CHALLENGE.
Everything from the first line down to the line containing "y_ticks = [0, 20, 40, 60, 80, 100, 120]" is to be retyped exactly, both ends included, with pictures left out.

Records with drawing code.
•••
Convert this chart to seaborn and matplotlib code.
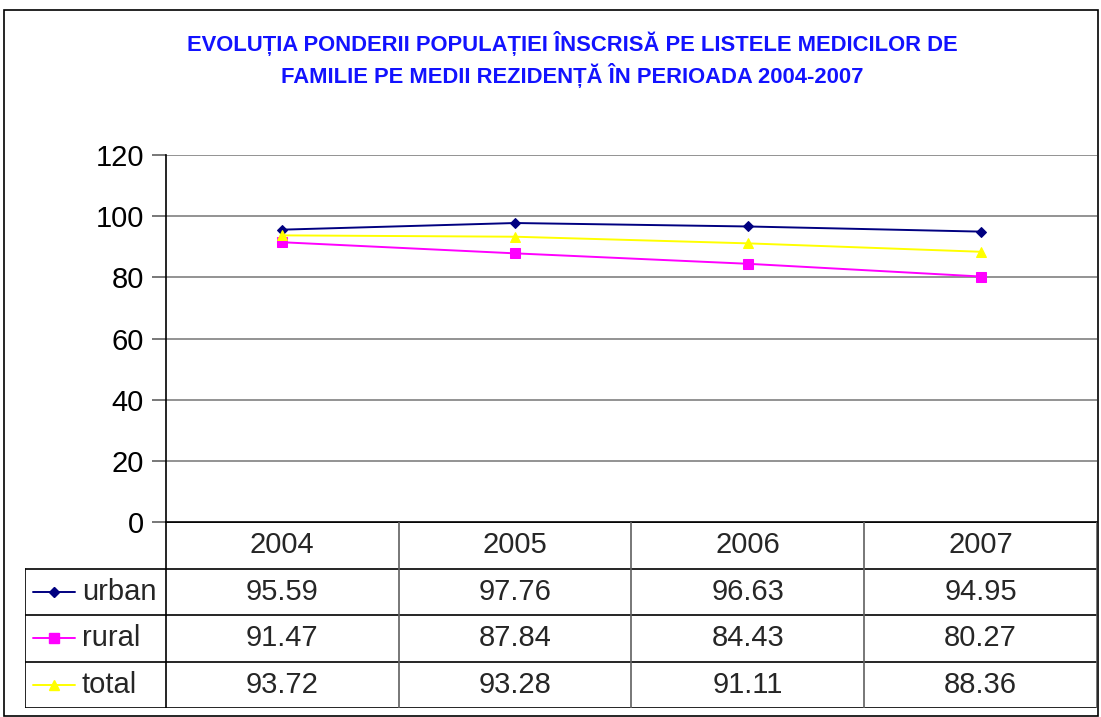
import matplotlib
matplotlib.use("Agg")
import matplotlib.pyplot as plt
import pandas as pd
import seaborn as sns
from matplotlib.lines import Line2D
from matplotlib.patches import Rectangle

years = ["2004", "2005", "2006", "2007"]
series_names = ["urban", "rural", "total"]
urban = [95.59, 97.76, 96.63, 94.95]
rural = [91.47, 87.84, 84.43, 80.27]
total = [93.72, 93.28, 91.11, 88.36]
y_ticks = [0, 20, 40, 60, 80, 100, 120]

title = ("EVOLUȚIA PONDERII POPULAȚIEI ÎNSCRISĂ PE LISTELE MEDICILOR DE\n"
         "FAMILIE PE MEDII REZIDENȚĂ ÎN PERIOADA 2004-2007")

colors = {"urban": "#000080", "rural": "#FF00FF", "total": "#FFFF00"}
markers = {"urban": "D", "rural": "s", "total": "^"}
msize = {"urban": 5.5, "rural": 6.5, "total": 7.5}

frame = pd.DataFrame({"year": years, "urban": urban, "rural": rural, "total": total})
long = frame.melt(id_vars="year", var_name="series", value_name="value")
long["pos"] = long["year"].map({y: i for i, y in enumerate(years)})

sns.set_theme(style="white")
plt.rcParams["font.family"] = ["Liberation Sans", "DejaVu Sans"]

W, H = 1101, 717
fig = plt.figure(figsize=(W / 100, H / 100), dpi=100)


def fx(px):
    return px / W


def fy(py):
    return 1 - py / H


# outer chart frame
fig.patches.append(Rectangle((fx(4), fy(716)), fx(1098) - fx(4), fy(10) - fy(716),
                             transform=fig.transFigure, fill=False, edgecolor="black",
                             linewidth=1.2))

fig.text(0.52, fy(60), title, ha="center", va="center", color="#1212FF",
         fontsize=15.8, fontweight="bold", linespacing=1.35)

ax = fig.add_axes([fx(166), fy(522), fx(1097) - fx(166), fy(155) - fy(522)])
for name in series_names:
    sub = long[long["series"] == name]
    sns.lineplot(data=sub, x="pos", y="value", ax=ax, color=colors[name],
                 marker=markers[name], markersize=msize[name], markeredgecolor=colors[name],
                 linewidth=1.4, legend=False)

ax.set_xlim(-0.5, len(years) - 0.5)
ax.set_ylim(0, 120)
ax.set_yticks(y_ticks)
ax.set_yticklabels([str(t) for t in y_ticks], fontsize=21)
ax.set_xticks([])
ax.set_xlabel("")
ax.set_ylabel("")
for t in y_ticks[1:]:
    ax.axhline(t, color="#808080", linewidth=1.2, zorder=0)
for side in ["top", "right"]:
    ax.spines[side].set_visible(False)
ax.spines["left"].set_color("black")
ax.spines["bottom"].set_color("black")
ax.spines["left"].set_linewidth(1.2)
ax.spines["bottom"].set_linewidth(1.2)
ax.tick_params(axis="y", direction="out", length=10, width=1.2, color="#606060",
               pad=6, left=True, labelcolor="black")
ax.patch.set_alpha(0)

# data table under the plot
label_w = 141 / 233
tax = fig.add_axes([fx(25), fy(708), fx(1097) - fx(25), fy(522) - fy(708)])
x0 = -0.5 - label_w
x1 = len(years) - 0.5
tax.set_xlim(x0, x1)
tax.set_ylim(0, 4)
tax.axis("off")

lw = 1.2
tax.plot([-0.5, x1], [4, 4], color="black", lw=lw)
for yy in [3, 2, 1, 0]:
    tax.plot([x0, x1], [yy, yy], color="black", lw=lw)
tax.plot([x0, x0], [0, 3], color="black", lw=lw)
tax.plot([-0.5, -0.5], [0, 4], color="black", lw=lw)
for i in range(1, len(years)):
    tax.plot([i - 0.5, i - 0.5], [0, 4], color="#606060", lw=lw)
tax.plot([x1, x1], [0, 4], color="#606060", lw=lw)

for i, y in enumerate(years):
    tax.text(i, 3.5, y, ha="center", va="center", fontsize=21)

values = {"urban": urban, "rural": rural, "total": total}
for r, name in enumerate(series_names):
    yc = 2.5 - r
    for i, v in enumerate(values[name]):
        tax.text(i, yc, f"{v:.2f}", ha="center", va="center", fontsize=21)
    lx0 = x0 + 8 / 233
    lx1 = x0 + 50 / 233
    tax.add_line(Line2D([lx0, lx1], [yc, yc], color=colors[name], lw=1.4))
    tax.plot([(lx0 + lx1) / 2], [yc], marker=markers[name], color=colors[name],
             markersize=msize[name], markeredgecolor=colors[name])
    tax.text(x0 + 57 / 233, yc, name, ha="left", va="center", fontsize=21)

fig.savefig("out.png", dpi=100)
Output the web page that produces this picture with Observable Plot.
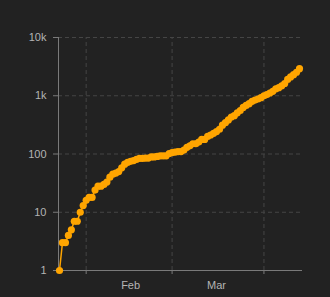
<!DOCTYPE html>
<html><head><meta charset="utf-8">
<script src="https://cdn.jsdelivr.net/npm/d3@7"></script>
<script src="https://cdn.jsdelivr.net/npm/@observablehq/plot@0.6"></script>
<style>
html,body{margin:0;padding:0;background:#222222;}
#chart{width:330px;height:297px;overflow:hidden;}
</style></head><body><div id="chart"></div>
<script>
const dates = [
"2020-01-23","2020-01-24","2020-01-25","2020-01-26","2020-01-27","2020-01-28","2020-01-29","2020-01-30","2020-01-31",
"2020-02-01","2020-02-02","2020-02-03","2020-02-04","2020-02-05","2020-02-06","2020-02-07","2020-02-08","2020-02-09","2020-02-10",
"2020-02-11","2020-02-12","2020-02-13","2020-02-14","2020-02-15","2020-02-16","2020-02-17","2020-02-18","2020-02-19","2020-02-20",
"2020-02-21","2020-02-22","2020-02-23","2020-02-24","2020-02-25","2020-02-26","2020-02-27","2020-02-28","2020-02-29",
"2020-03-01","2020-03-02","2020-03-03","2020-03-04","2020-03-05","2020-03-06","2020-03-07","2020-03-08","2020-03-09","2020-03-10",
"2020-03-11","2020-03-12","2020-03-13","2020-03-14","2020-03-15","2020-03-16","2020-03-17","2020-03-18","2020-03-19","2020-03-20",
"2020-03-21","2020-03-22","2020-03-23","2020-03-24","2020-03-25","2020-03-26","2020-03-27","2020-03-28","2020-03-29","2020-03-30","2020-03-31",
"2020-04-01","2020-04-02","2020-04-03","2020-04-04","2020-04-05","2020-04-06","2020-04-07","2020-04-08","2020-04-09","2020-04-10",
"2020-04-11","2020-04-12","2020-04-13"
];
const cases = [
1,3,3,4,5,7,7,10,13,
16,18,18,24,28,28,30,33,40,45,
47,50,58,67,72,75,77,81,84,84,
85,85,89,89,91,93,93,93,102,
106,108,110,110,117,130,138,150,150,160,
178,178,200,212,226,243,266,313,345,385,
432,455,509,558,631,683,732,802,844,879,926,
1000,1049,1114,1189,1309,1375,1481,1623,1910,2108,
2299,2532,2918
];
const yTicks = [1, 10, 100, 1000, 10000];
const yTickLabels = ["1", "10", "100", "1k", "10k"];
const monthTicks = ["2020-02-01", "2020-03-01", "2020-04-01"];
const monthLabels = ["Feb", "Mar"];
const monthLabelDates = ["2020-02-16", "2020-03-16"];

const data = dates.map((d, i) => ({date: new Date(d), cases: cases[i]}));
const monthTickDates = monthTicks.map(d => new Date(d));
const labelDates = monthLabelDates.map(d => new Date(d));

const gridColor = "#454545";
const axisColor = "#7a7a7a";
const textColor = "#b4b4b4";
const orange = "#ffa500";

const chart = Plot.plot({
  width: 330,
  height: 297,
  marginLeft: 58,
  marginRight: 28,
  marginTop: 37,
  marginBottom: 27,
  insetLeft: 1,
  insetRight: 3,
  style: {background: "#222222", fontFamily: "'Liberation Sans', Arial, sans-serif", fontSize: "11px", color: textColor},
  x: {type: "utc", domain: [data[0].date, data[data.length - 1].date]},
  y: {type: "log", domain: [1, 10000]},
  marks: [
    Plot.ruleY(yTicks, {stroke: gridColor, strokeDasharray: "4,3"}),
    Plot.ruleX(monthTickDates, {y1: 1, y2: 10000, stroke: gridColor, strokeDasharray: "4,3"}),
    Plot.ruleY([1], {stroke: axisColor}),
    Plot.ruleX([data[0].date], {y1: 1, y2: 10000, dx: -1, stroke: axisColor}),
    Plot.axisY({ticks: yTicks, tickFormat: d => yTickLabels[yTicks.indexOf(d)], tickSize: 5, tickPadding: 7, stroke: axisColor, fill: textColor, label: null}),
    Plot.axisX({ticks: monthTickDates, tickSize: 4, tickFormat: () => "", stroke: axisColor, label: null}),
    Plot.axisX({ticks: labelDates, tickSize: 0, tickPadding: 11, tickFormat: d => monthLabels[labelDates.findIndex(t => +t === +d)], fill: textColor, label: null}),
    Plot.line(data, {x: "date", y: "cases", stroke: orange, strokeWidth: 1.5}),
    Plot.dot(data, {x: "date", y: "cases", r: 3.6, fill: orange})
  ]
});
document.getElementById("chart").appendChild(chart);
</script>
</body></html>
•••
WRITTEN RESPONSE.
Convert this chart to seaborn and matplotlib code.
import matplotlib
matplotlib.use("Agg")
import matplotlib.pyplot as plt
import pandas as pd
import seaborn as sns
from matplotlib.lines import Line2D
from matplotlib.patches import Rectangle

years = ["2004", "2005", "2006", "2007"]
series_names = ["urban", "rural", "total"]
urban = [95.59, 97.76, 96.63, 94.95]
rural = [91.47, 87.84, 84.43, 80.27]
total = [93.72, 93.28, 91.11, 88.36]
y_ticks = [0, 20, 40, 60, 80, 100, 120]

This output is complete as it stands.